** Start Data shown **
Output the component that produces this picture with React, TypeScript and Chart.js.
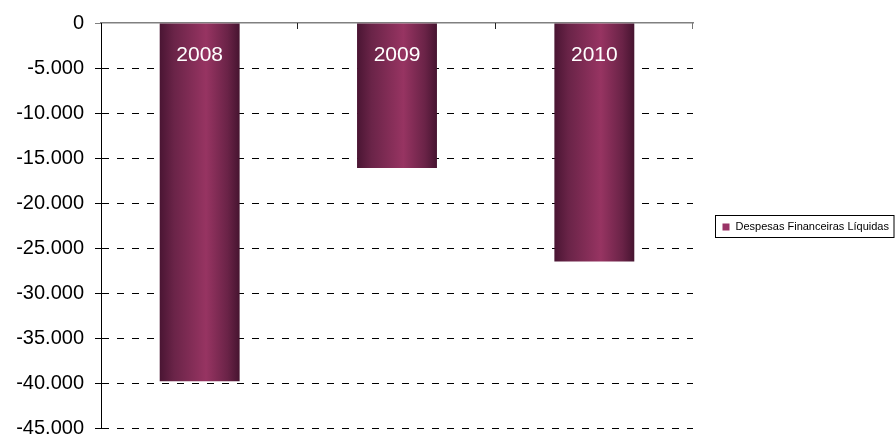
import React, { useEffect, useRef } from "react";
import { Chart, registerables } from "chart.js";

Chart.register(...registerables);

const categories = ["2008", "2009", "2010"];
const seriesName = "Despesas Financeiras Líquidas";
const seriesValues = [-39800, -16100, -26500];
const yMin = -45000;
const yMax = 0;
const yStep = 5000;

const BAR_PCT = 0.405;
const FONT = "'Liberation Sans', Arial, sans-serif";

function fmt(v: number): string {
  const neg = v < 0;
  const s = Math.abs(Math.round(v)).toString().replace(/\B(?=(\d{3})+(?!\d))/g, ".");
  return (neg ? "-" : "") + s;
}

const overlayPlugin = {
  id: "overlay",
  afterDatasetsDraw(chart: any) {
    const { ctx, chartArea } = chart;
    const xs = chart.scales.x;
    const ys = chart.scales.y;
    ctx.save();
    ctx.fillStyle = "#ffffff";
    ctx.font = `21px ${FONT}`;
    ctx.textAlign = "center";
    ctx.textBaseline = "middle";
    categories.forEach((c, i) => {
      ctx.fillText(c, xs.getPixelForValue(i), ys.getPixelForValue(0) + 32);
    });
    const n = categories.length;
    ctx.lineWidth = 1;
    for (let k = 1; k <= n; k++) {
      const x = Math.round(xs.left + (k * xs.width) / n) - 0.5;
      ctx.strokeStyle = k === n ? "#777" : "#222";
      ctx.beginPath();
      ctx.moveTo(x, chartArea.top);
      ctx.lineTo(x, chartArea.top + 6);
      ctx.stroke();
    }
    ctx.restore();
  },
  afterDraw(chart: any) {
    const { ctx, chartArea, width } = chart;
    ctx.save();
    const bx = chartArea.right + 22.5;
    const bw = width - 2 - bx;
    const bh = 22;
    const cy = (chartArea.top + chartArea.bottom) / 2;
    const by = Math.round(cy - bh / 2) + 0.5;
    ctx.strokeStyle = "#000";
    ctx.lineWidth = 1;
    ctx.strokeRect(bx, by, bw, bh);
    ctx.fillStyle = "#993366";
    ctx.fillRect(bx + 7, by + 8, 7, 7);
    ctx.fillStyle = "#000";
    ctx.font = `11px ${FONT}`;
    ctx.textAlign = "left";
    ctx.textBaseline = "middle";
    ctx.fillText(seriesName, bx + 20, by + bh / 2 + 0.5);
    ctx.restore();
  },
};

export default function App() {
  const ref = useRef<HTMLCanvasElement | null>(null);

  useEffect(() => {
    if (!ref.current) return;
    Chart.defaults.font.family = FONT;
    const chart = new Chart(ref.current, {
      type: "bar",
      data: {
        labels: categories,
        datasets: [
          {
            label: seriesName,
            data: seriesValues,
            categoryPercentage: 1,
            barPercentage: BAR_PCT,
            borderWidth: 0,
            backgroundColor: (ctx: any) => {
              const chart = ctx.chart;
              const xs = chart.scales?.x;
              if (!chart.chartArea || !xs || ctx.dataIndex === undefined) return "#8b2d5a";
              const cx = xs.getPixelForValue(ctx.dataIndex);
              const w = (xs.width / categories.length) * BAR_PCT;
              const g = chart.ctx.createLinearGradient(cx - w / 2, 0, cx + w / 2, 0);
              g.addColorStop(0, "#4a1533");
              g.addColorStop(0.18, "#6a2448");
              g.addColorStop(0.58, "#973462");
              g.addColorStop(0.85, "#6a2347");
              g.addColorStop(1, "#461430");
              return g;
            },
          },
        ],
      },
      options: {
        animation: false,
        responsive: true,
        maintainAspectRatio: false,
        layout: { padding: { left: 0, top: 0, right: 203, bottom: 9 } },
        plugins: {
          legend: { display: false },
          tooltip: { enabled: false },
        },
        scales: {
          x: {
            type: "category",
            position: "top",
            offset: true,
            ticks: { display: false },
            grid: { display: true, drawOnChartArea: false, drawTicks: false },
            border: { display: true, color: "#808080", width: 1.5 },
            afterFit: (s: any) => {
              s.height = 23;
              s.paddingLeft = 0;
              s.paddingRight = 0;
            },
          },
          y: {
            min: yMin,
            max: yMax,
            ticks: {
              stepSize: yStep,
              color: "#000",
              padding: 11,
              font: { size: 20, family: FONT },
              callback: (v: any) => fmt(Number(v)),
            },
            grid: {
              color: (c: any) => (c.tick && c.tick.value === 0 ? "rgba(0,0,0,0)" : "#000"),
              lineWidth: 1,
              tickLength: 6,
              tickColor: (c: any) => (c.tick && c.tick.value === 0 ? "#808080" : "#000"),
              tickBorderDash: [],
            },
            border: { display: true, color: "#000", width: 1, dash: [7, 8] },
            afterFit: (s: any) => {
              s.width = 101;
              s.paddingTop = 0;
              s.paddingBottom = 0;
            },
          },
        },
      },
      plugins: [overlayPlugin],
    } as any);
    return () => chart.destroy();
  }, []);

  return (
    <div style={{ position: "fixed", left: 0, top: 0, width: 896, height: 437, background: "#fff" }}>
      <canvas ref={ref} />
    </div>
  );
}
** End Data shown **
:: Work to be completed ::
With the pictures left out, transcribe the material exactly.

:: Worked solution ::
Output the component that produces this picture with React, TypeScript and Chart.js.
import React, { useEffect, useRef } from "react";
import { Chart, registerables } from "chart.js";

Chart.register(...registerables);

const categories = ["2008", "2009", "2010"];
const seriesName = "Despesas Financeiras Líquidas";
const seriesValues = [-39800, -16100, -26500];
const yMin = -45000;
const yMax = 0;
const yStep = 5000;

const BAR_PCT = 0.405;
const FONT = "'Liberation Sans', Arial, sans-serif";

function fmt(v: number): string {
  const neg = v < 0;
  const s = Math.abs(Math.round(v)).toString().replace(/\B(?=(\d{3})+(?!\d))/g, ".");
  return (neg ? "-" : "") + s;
}

const overlayPlugin = {
  id: "overlay",
  afterDatasetsDraw(chart: any) {
    const { ctx, chartArea } = chart;
    const xs = chart.scales.x;
    const ys = chart.scales.y;
    ctx.save();
    ctx.fillStyle = "#ffffff";
    ctx.font = `21px ${FONT}`;
    ctx.textAlign = "center";
    ctx.textBaseline = "middle";
    categories.forEach((c, i) => {
      ctx.fillText(c, xs.getPixelForValue(i), ys.getPixelForValue(0) + 32);
    });
    const n = categories.length;
    ctx.lineWidth = 1;
    for (let k = 1; k <= n; k++) {
      const x = Math.round(xs.left + (k * xs.width) / n) - 0.5;
      ctx.strokeStyle = k === n ? "#777" : "#222";
      ctx.beginPath();
      ctx.moveTo(x, chartArea.top);
      ctx.lineTo(x, chartArea.top + 6);
      ctx.stroke();
    }
    ctx.restore();
  },
  afterDraw(chart: any) {
    const { ctx, chartArea, width } = chart;
    ctx.save();
    const bx = chartArea.right + 22.5;
    const bw = width - 2 - bx;
    const bh = 22;
    const cy = (chartArea.top + chartArea.bottom) / 2;
    const by = Math.round(cy - bh / 2) + 0.5;
    ctx.strokeStyle = "#000";
    ctx.lineWidth = 1;
    ctx.strokeRect(bx, by, bw, bh);
    ctx.fillStyle = "#993366";
    ctx.fillRect(bx + 7, by + 8, 7, 7);
    ctx.fillStyle = "#000";
    ctx.font = `11px ${FONT}`;
    ctx.textAlign = "left";
    ctx.textBaseline = "middle";
    ctx.fillText(seriesName, bx + 20, by + bh / 2 + 0.5);
    ctx.restore();
  },
};

export default function App() {
  const ref = useRef<HTMLCanvasElement | null>(null);

  useEffect(() => {
    if (!ref.current) return;
    Chart.defaults.font.family = FONT;
    const chart = new Chart(ref.current, {
      type: "bar",
      data: {
        labels: categories,
        datasets: [
          {
            label: seriesName,
            data: seriesValues,
            categoryPercentage: 1,
            barPercentage: BAR_PCT,
            borderWidth: 0,
            backgroundColor: (ctx: any) => {
              const chart = ctx.chart;
              const xs = chart.scales?.x;
              if (!chart.chartArea || !xs || ctx.dataIndex === undefined) return "#8b2d5a";
              const cx = xs.getPixelForValue(ctx.dataIndex);
              const w = (xs.width / categories.length) * BAR_PCT;
              const g = chart.ctx.createLinearGradient(cx - w / 2, 0, cx + w / 2, 0);
              g.addColorStop(0, "#4a1533");
              g.addColorStop(0.18, "#6a2448");
              g.addColorStop(0.58, "#973462");
              g.addColorStop(0.85, "#6a2347");
              g.addColorStop(1, "#461430");
              return g;
            },
          },
        ],
      },
      options: {
        animation: false,
        responsive: true,
        maintainAspectRatio: false,
        layout: { padding: { left: 0, top: 0, right: 203, bottom: 9 } },
        plugins: {
          legend: { display: false },
          tooltip: { enabled: false },
        },
        scales: {
          x: {
            type: "category",
            position: "top",
            offset: true,
            ticks: { display: false },
            grid: { display: true, drawOnChartArea: false, drawTicks: false },
            border: { display: true, color: "#808080", width: 1.5 },
            afterFit: (s: any) => {
              s.height = 23;
              s.paddingLeft = 0;
              s.paddingRight = 0;
            },
          },
          y: {
            min: yMin,
            max: yMax,
            ticks: {
              stepSize: yStep,
              color: "#000",
              padding: 11,
              font: { size: 20, family: FONT },
              callback: (v: any) => fmt(Number(v)),
            },
            grid: {
              color: (c: any) => (c.tick && c.tick.value === 0 ? "rgba(0,0,0,0)" : "#000"),
              lineWidth: 1,
              tickLength: 6,
              tickColor: (c: any) => (c.tick && c.tick.value === 0 ? "#808080" : "#000"),
              tickBorderDash: [],
            },
            border: { display: true, color: "#000", width: 1, dash: [7, 8] },
            afterFit: (s: any) => {
              s.width = 101;
              s.paddingTop = 0;
              s.paddingBottom = 0;
            },
          },
        },
      },
      plugins: [overlayPlugin],
    } as any);
    return () => chart.destroy();
  }, []);

  return (
    <div style={{ position: "fixed", left: 0, top: 0, width: 896, height: 437, background: "#fff" }}>
      <canvas ref={ref} />
    </div>
  );
}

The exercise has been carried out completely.